Predicting boiling heat flux, heat transfer coefficient, and regimes Non-intrusively using external acoustics and deep learning

Abstract

Accurate monitoring of boiling heat transfer is critical for the safety and efficiency of high energy-density systems, including data center cooling, nuclear reactors, and industrial boilers. Traditional diagnostic methods relying on intrusive sensors or visual inspection become impractical in harsh industrial environments characterized by high pressures, temperatures, and radiation exposure. In this paper, we propose a non-intrusive diagnostic framework combining externally measured acoustic emission (AE) signals with advanced deep learning techniques. Pool boiling experiments were conducted from natural convection to critical heat flux (CHF), and AE signals were externally collected under various boiling conditions.
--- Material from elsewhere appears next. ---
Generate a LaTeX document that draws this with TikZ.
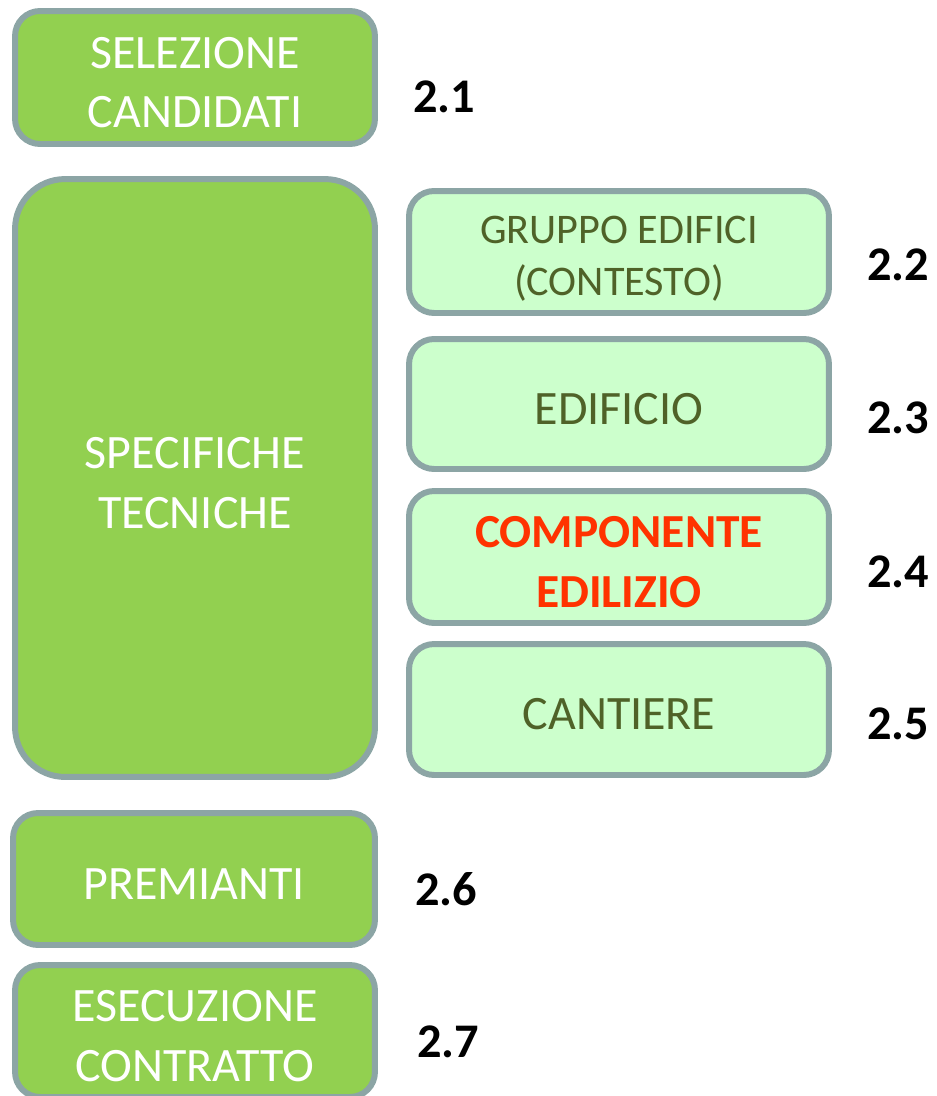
\documentclass[tikz,border=0pt]{standalone}
\usepackage{fontspec}
\setmainfont{Carlito}
\usepackage{xcolor}

\definecolor{boxgreen}{HTML}{92D050}
\definecolor{boxlight}{HTML}{CCFFCC}
\definecolor{boxedge}{HTML}{8CA5A5}
\definecolor{olivetext}{HTML}{4F6228}
\definecolor{redtext}{HTML}{FF3300}

\tikzset{
  mainbox/.style={draw=boxedge,line width=3.4pt,fill=boxgreen,rounded corners=0.5cm},
  subbox/.style={draw=boxedge,line width=3.4pt,fill=boxlight,rounded corners=0.5cm,minimum width=8.4cm},
  maintext/.style={text=white,align=center,yshift=-0.1cm,font=\fontsize{27.3}{34}\selectfont},
  subtext/.style={text=olivetext,align=center,yshift=-0.1cm,font=\fontsize{27.3}{34}\selectfont},
  numlabel/.style={font=\fontsize{27.5}{32}\selectfont\bfseries}
}

\begin{document}
\begin{tikzpicture}[x=0.02cm,y=-0.02cm]
	\useasboundingbox (0,0) rectangle (937,1096);
	\clip (0,0) rectangle (937,1096);

	% left column
	\node[mainbox,minimum width=7.2cm,minimum height=2.66cm,
		label={[maintext]center:{SELEZIONE\\CANDIDATI}}] (sel) at (195,77.5) {};
	\node[mainbox,minimum width=7.2cm,minimum height=11.96cm,rounded corners=1cm,
		label={[maintext]center:{SPECIFICHE\\TECNICHE}}] (spec) at (195,478) {};
	\node[mainbox,minimum width=7.24cm,minimum height=2.64cm,
		label={[maintext]center:PREMIANTI}] (prem) at (194,879) {};
	\node[mainbox,minimum width=7.2cm,minimum height=2.64cm,
		label={[maintext]center:{ESECUZIONE\\CONTRATTO}}] (esec) at (195,1031) {};

	% right column
	\node[subbox,minimum height=2.44cm,
		label={[subtext,yshift=-0.04cm,font=\fontsize{24}{29.5}\selectfont]center:{GRUPPO EDIFICI\\(CONTESTO)}}] (grp) at (619,252) {};
	\node[subbox,minimum height=2.6cm,
		label={[subtext]center:EDIFICIO}] (edif) at (619,404) {};
	\node[subbox,minimum height=2.64cm,
		label={[subtext,text=redtext,font=\fontsize{27}{34}\selectfont\bfseries]center:{COMPONENTE\\EDILIZIO}}] (comp) at (619,557) {};
	\node[subbox,minimum height=2.62cm,
		label={[subtext]center:CANTIERE}] (cant) at (619,709.5) {};

	% numbers
	\node[numlabel] (n21) at (444,97) {2.1};
	\node[numlabel] (n22) at (898,265) {2.2};
	\node[numlabel] (n23) at (898,418) {2.3};
	\node[numlabel] (n24) at (898,572) {2.4};
	\node[numlabel] (n25) at (898,724) {2.5};
	\node[numlabel] (n26) at (446,889) {2.6};
	\node[numlabel] (n27) at (448,1042) {2.7};
\end{tikzpicture}
\end{document}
Through a comprehensive evaluation of hundreds of models, a transformer-based model demonstrated optimal performance, simultaneously predicting key boiling parameters-heat flux, heat transfer coefficient (HTC), and boiling regime-with prediction errors of less than 20% for heat flux and HTC, and over 98% accuracy in boiling regime classification. Further validation on subcooled flow boiling confirmed robust generalizability. Our results reveal that frequency-domain characteristics of AE signals strongly correlate with boiling phenomena, enabling interpretable and reliable diagnostics. This method provides simultaneous prediction of critical boiling parameters without invasive instrumentation, significantly enhancing operational safety and improving reliability in thermal management systems.